First helicopter hoist rescue

First helicopter hoist rescue
Who
Jimmy Viner, Jack Beighle
What
First
Where
United States (Long Island Sound)
When
29 November 1945

In November 1945, a terrible storm struck the East Coast of the USA, wreaking death and destruction on both land and sea. But two men (Captain Joseph Pawlik and crewman Steven Penninger), stranded on an oil barge in Long Island Sound off Fairfield, Connecticut, on 29 November, and in danger of being washed overboard by the high waves, were lucky. Helicopters were a relatively new technology and their life-saving capabilities only just being realized.
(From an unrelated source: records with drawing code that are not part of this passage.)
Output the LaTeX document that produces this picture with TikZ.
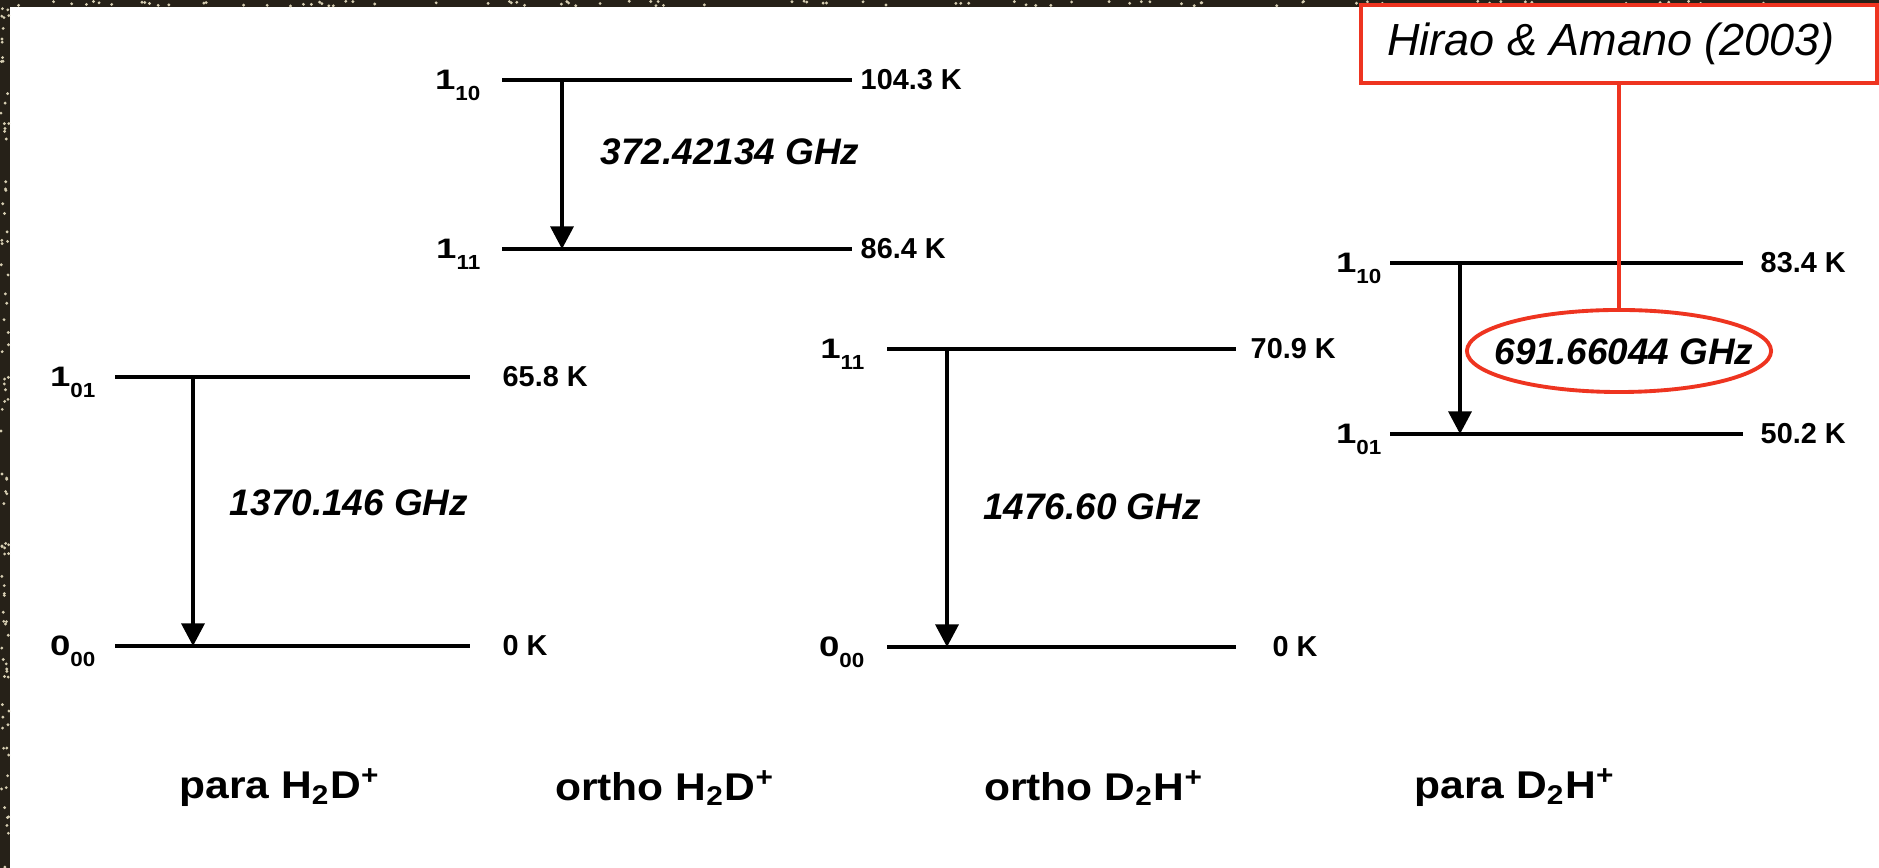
\documentclass[tikz,border=0pt]{standalone}
\usepackage{fontspec}
\usepackage{graphicx}
\setmainfont{Liberation Sans}
\usetikzlibrary{arrows.meta,calc,shapes.geometric}
\definecolor{annot}{RGB}{238,52,32}
\definecolor{starbg}{RGB}{38,33,24}
\definecolor{fleck}{RGB}{214,206,178}
\newcommand\rotlev[2]{\scalebox{1.3}[1]{\fontsize{8}{9}\selectfont #1}\raisebox{-3.1pt}{\scalebox{1.1}[1]{\fontsize{5.8}{6}\selectfont #2}}}
\newcommand\wide[1]{\scalebox{1.1}[1]{#1}}

\begin{document}
\begin{tikzpicture}[
    x=0.01cm, y=-0.01cm,
    level/.style={line width=1pt},
    trans/.style={line width=1pt, -{Triangle[width=6.5pt,length=6.4pt]}},
    jlab/.style={anchor=base east, inner sep=0pt, font=\bfseries},
    elab/.style={anchor=west, inner sep=0pt, font=\bfseries\fontsize{8.2}{9}\selectfont},
    freq/.style={font=\bfseries\itshape\fontsize{10.5}{12}\selectfont, inner sep=0pt},
    species/.style={font=\bfseries\fontsize{11}{13}\selectfont, inner sep=0pt},
    refbox/.style={draw=annot, fill=white, line width=1.1pt, minimum width=5.15cm, minimum height=0.78cm, font=\itshape\fontsize{12.8}{14}\selectfont},
    ring/.style={draw=annot, line width=1.1pt, ellipse, minimum width=3.04cm, minimum height=0.82cm, inner sep=0pt}
  ]
  \useasboundingbox (0,0) rectangle (1879,868);
  \fill[white] (0,0) rectangle (1879,868);
  \fill[starbg] (0,0) rectangle (10,868);
  \fill[starbg] (0,0) rectangle (1879,7);
  \pgfmathsetseed{7}
  \foreach \i in {1,...,90} {
    \fill[fleck] ({1+rnd*8},{rnd*868}) circle (0.45pt);
    \fill[fleck] ({rnd*1879},{1+rnd*5}) circle (0.45pt);
  }

  \foreach \n/\xa/\xb/\y/\xl/\j/\k/\en/\xe in {
      pa1/115/470/377/96/1/01/65.8 K/502,
      pa0/115/470/646/96/0/00/0 K/502,
      oa1/502/852/80/481/1/10/104.3 K/860,
      oa0/502/852/249/481/1/11/86.4 K/860,
      ob1/887/1236/349/865/1/11/70.9 K/1250,
      ob0/887/1236/647/865/0/00/0 K/1272,
      pb1/1390/1743/263/1382/1/10/83.4 K/1760,
      pb0/1390/1743/434/1382/1/01/50.2 K/1760}{
    \coordinate (\n-l) at (\xa,\y);
    \coordinate (\n-r) at (\xb,\y);
    \draw[level] (\n-l) -- (\n-r);
    \node[jlab] (\n-j) at (\xl,\y+10) {\rotlev{\j}{\k}};
    \node[elab] (\n-e) at (\xe,\y) {\en};
  }
  \foreach \u/\d/\dx in {pa1/pa0/78, oa1/oa0/60, ob1/ob0/60, pb1/pb0/70}
    \draw[trans] ($(\u-l)+(\dx,0)$) -- ($(\d-l)+(\dx,0)$);

  \node[freq] (f-pa) at (349,503) {1370.146 GHz};
  \node[freq] (f-oa) at (730,152) {372.42134 GHz};
  \node[freq] (f-ob) at (1092,507) {1476.60 GHz};
  \node[freq] (f-pb) at (1624,352) {691.66044 GHz};

  \node[species] (sp-pa) at (280,788) {\wide{para H\textsubscript{2}D\textsuperscript{+}}};
  \node[species] (sp-oa) at (665,788) {\wide{ortho H\textsubscript{2}D\textsuperscript{+}}};
  \node[species] (sp-ob) at (1094,788) {\wide{ortho D\textsubscript{2}H\textsuperscript{+}}};
  \node[species] (sp-pb) at (1515,788) {\wide{para D\textsubscript{2}H\textsuperscript{+}}};

  \node[ring] (ring) at (1619,351) {};
  \node[refbox] (ref) at (1619,44) {Hirao \& Amano (2003)\kern0.16cm};
  \draw[annot, line width=1.1pt] (ref) -- (ring);
\end{tikzpicture}
\end{document}
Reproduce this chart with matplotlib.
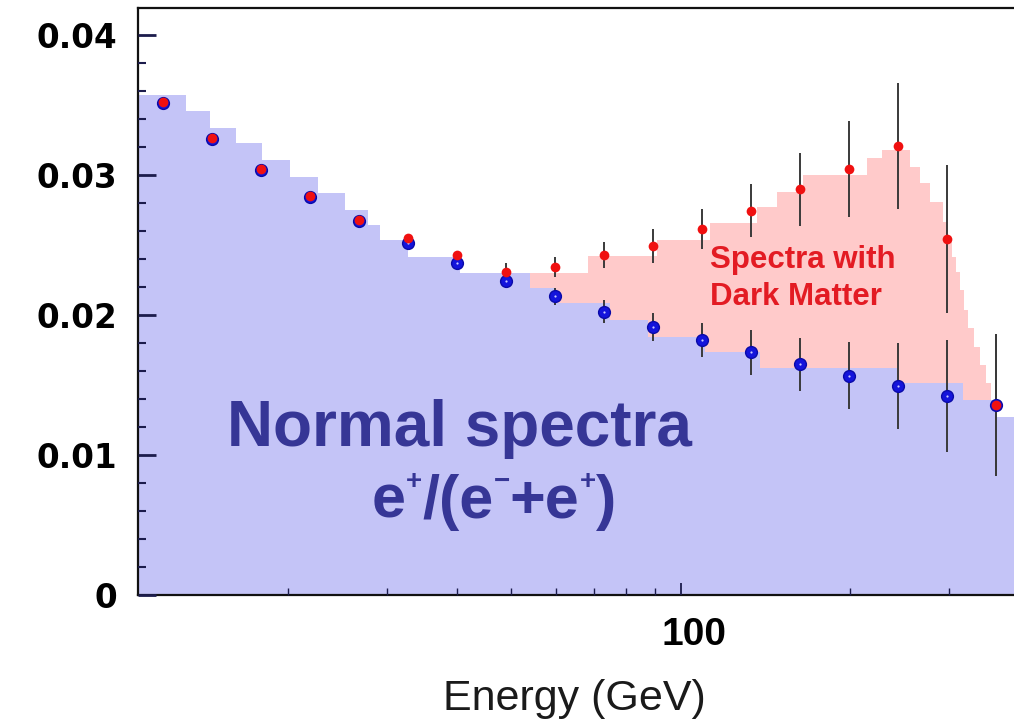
import numpy as np
import matplotlib
matplotlib.use('Agg')
import matplotlib.pyplot as plt
from matplotlib.ticker import MultipleLocator, NullFormatter
from matplotlib.transforms import ScaledTranslation, IdentityTransform

# Energy of the measured points [GeV]
energy = [12.0, 14.7, 17.9, 21.9, 26.8, 32.7, 40.0, 48.9, 59.7, 73.0,
          89.2, 109.0, 133.2, 162.8, 198.9, 243.1, 297.1, 363.1]

# Normal spectra points (blue) and their errors
normal = [0.03512, 0.03257, 0.03039, 0.02845, 0.02671, 0.02516, 0.02374, 0.02243, 0.02134,
          0.02024, 0.01917, 0.01821, 0.01734, 0.01648, 0.01567, 0.01493, 0.01424, 0.01357]
normal_err = [0.0001, 0.0001, 0.0001, 0.00015, 0.0002, 0.0002, 0.0003, 0.0004, 0.0006,
              0.0008, 0.0010, 0.0012, 0.0016, 0.0019, 0.0024, 0.0031, 0.0040, 0.0051]

# Spectra with dark matter (red) and their errors
dark = [0.03520, 0.03264, 0.03043, 0.02850, 0.02679, 0.02548, 0.02429, 0.02305, 0.02341,
        0.02429, 0.02495, 0.02614, 0.02745, 0.02898, 0.03043, 0.03207, 0.02541, 0.01357]
dark_err = [0.0001, 0.0001, 0.0001, 0.0001, 0.00015, 0.0002, 0.0003, 0.00065, 0.0007,
            0.0009, 0.0012, 0.0014, 0.0019, 0.0026, 0.0034, 0.0045, 0.0053, 0.0051]

# Model histograms (bin edges in GeV, heights)
normal_edges = [10.84, 13.20, 14.56, 16.20, 18.01, 20.20, 22.66, 25.31, 27.81, 29.20, 32.75,
                40.51, 53.96, 60.01, 74.88, 87.47, 110.5, 138.4, 242.4, 317.7, 365.1, 396.2]
normal_hist = [0.03571, 0.03457, 0.03336, 0.03229, 0.03107, 0.02986, 0.02871, 0.02750,
               0.02643, 0.02536, 0.02414, 0.02300, 0.02193, 0.02086, 0.01964, 0.01843,
               0.01736, 0.01621, 0.01514, 0.01393, 0.01271]

dark_edges = [40.51, 68.43, 90.76, 112.7, 136.6, 148.3, 165.0, 214.4, 228.0, 255.7, 266.4,
              277.5, 292.7, 298.7, 303.6, 308.6, 313.7, 318.9, 324.2, 332.2, 340.5, 349.0,
              356.2, 365.1]
dark_hist = [0.02300, 0.02421, 0.02536, 0.02657, 0.02771, 0.02879, 0.03000, 0.03121, 0.03179,
             0.03057, 0.02943, 0.02807, 0.02664, 0.02536, 0.02414, 0.02307, 0.02179, 0.02036,
             0.01907, 0.01771, 0.01643, 0.01514, 0.01393]

yticks = [0, 0.01, 0.02, 0.03, 0.04]
ytick_labels = ['0', '0.01', '0.02', '0.03', '0.04']
xminor = [20, 30, 40, 50, 60, 70, 80, 90, 200, 300]

# pieces of the ratio label: (text, is_superscript)
ratio_pieces = [('e', False), ('+', True), ('/(e', False), ('\u2212', True),
                ('+e', False), ('+', True), (')', False)]

fig = plt.figure(figsize=(10.14, 7.2), dpi=100)
ax = fig.add_axes([138 / 1014, 125 / 720, (1017 - 138) / 1014, 587 / 720])
ax.set_axisbelow(False)

# filled histograms
ax.stairs(dark_hist, dark_edges, baseline=0, fill=True, color='#ffcaca', zorder=1)
ax.stairs(normal_hist, normal_edges, baseline=0, fill=True, color='#c4c4f7', zorder=1.2)

# error bars
ax.errorbar(energy, dark, yerr=dark_err, fmt='none', ecolor='#3a3a3a', elinewidth=1.4, zorder=3)
ax.errorbar(energy, normal, yerr=normal_err, fmt='none', ecolor='#3a3a3a', elinewidth=1.4, zorder=3)

# markers
ax.plot(energy, normal, 'o', ms=8.5, color='#1414dc', mec='#0a0aa8', mew=1.0, zorder=4)
ax.plot(energy, normal, 'o', ms=1.6, color='#c8c8ff', mew=0, zorder=5)
ax.plot(energy, dark, 'o', ms=7.0, color='#f01010', mew=0, zorder=6)

ax.set_xscale('log')
ax.set_xlim(10.84, 396.2)
ax.set_ylim(0, 0.04193)

# axes styling
for side in ['top', 'left', 'bottom']:
    ax.spines[side].set_linewidth(1.6)
    ax.spines[side].set_color('#111111')
ax.spines['right'].set_visible(False)

ax.set_yticks(yticks)
ax.set_yticklabels(ytick_labels)
ax.yaxis.set_minor_locator(MultipleLocator(0.002))
ax.tick_params(axis='y', which='major', direction='in', length=13, width=2.0,
               color='#1c1c4c', pad=15, labelsize=23.5)
ax.tick_params(axis='y', which='minor', direction='in', length=6, width=1.5, color='#1c1c4c')
for lab in ax.get_yticklabels():
    lab.set_fontfamily('DejaVu Sans')
    lab.set_fontweight('bold')

ax.set_xticks([100])
ax.set_xticklabels(['100'])
ax.set_xticks(xminor, minor=True)
ax.xaxis.set_minor_formatter(NullFormatter())
ax.tick_params(axis='x', which='major', direction='in', length=9, width=1.3,
               color='#1c1c4c', pad=16, labelsize=28)
ax.tick_params(axis='x', which='minor', direction='in', length=5, width=1.0, color='#1c1c4c')
offset = ScaledTranslation(13 / 100, 0, fig.dpi_scale_trans)
for lab in ax.get_xticklabels():
    lab.set_fontfamily('Liberation Sans')
    lab.set_fontweight('bold')
    lab.set_transform(lab.get_transform() + offset)

ax.set_xlabel('Energy (GeV)', fontsize=31, fontfamily='Liberation Sans', color='#1a1a1a')
ax.xaxis.set_label_coords(0.496, -0.143)

# annotations
text_blue = '#363696'
ax.text(0.3658, 0.2538, 'Normal spectra', transform=ax.transAxes, ha='center', va='baseline',
        fontsize=46, fontweight='bold', color=text_blue, family='Liberation Sans')

# ratio label built piece by piece so the superscripts stay small
renderer = fig.canvas.get_renderer()
base_y = 720 - 518
sup_rise = 29
parts = []
total = 0
for s, sup in ratio_pieces:
    t = ax.text(0, 0, s, transform=IdentityTransform(), ha='left', va='baseline',
                fontsize=20 if sup else 44, fontweight='bold', color=text_blue,
                family='Liberation Sans')
    w = t.get_window_extent(renderer).width
    parts.append((t, sup, w))
    total += w
x = 494 - total / 2
for t, sup, w in parts:
    t.set_position((x, base_y + (sup_rise if sup else 0)))
    x += w

ax.text(0.6507, 0.557, 'Spectra with', transform=ax.transAxes, ha='left', va='baseline',
        fontsize=22.5, fontweight='bold', color='#e31b23', family='Liberation Sans')
ax.text(0.6507, 0.494, 'Dark Matter', transform=ax.transAxes, ha='left', va='baseline',
        fontsize=22.5, fontweight='bold', color='#e31b23', family='Liberation Sans')

fig.savefig('out.png', dpi=100)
In this case, a landing was impossible because of waves washing over the barge and so the men were hoisted to safety with a rope dropped from a Sikorsky R-5 helicopter that was hovering above, piloted by Jimmy Viner (Sikorsky's chief pilot), assisted by Captain Jack Beighle of the Army Air Force.

The first casualty (Penninger) was successfully hoisted up and taken ashore, as there was limited space inside the cabin. On the second lift of Pawlik (who as per tradition had remained with the sinking vessel to the last), the hoist jammed so he had to be flown back to shore while suspended around 30 feet (9 metres) below the helicopter.

Helicopters were starting to be used for military rescue missions at the tail end of World War II, including collecting people from behind enemy lines or delivering vital medical supplies. Perhaps the first civilian rescue took place in 1944, when a helicopter had landed on a sandbar in Jamaica Bay, New York, to pick up a stranded teenager, but this case on 29 November 1945 is the first-known helicopter rescue conducted without the aircraft actually landing.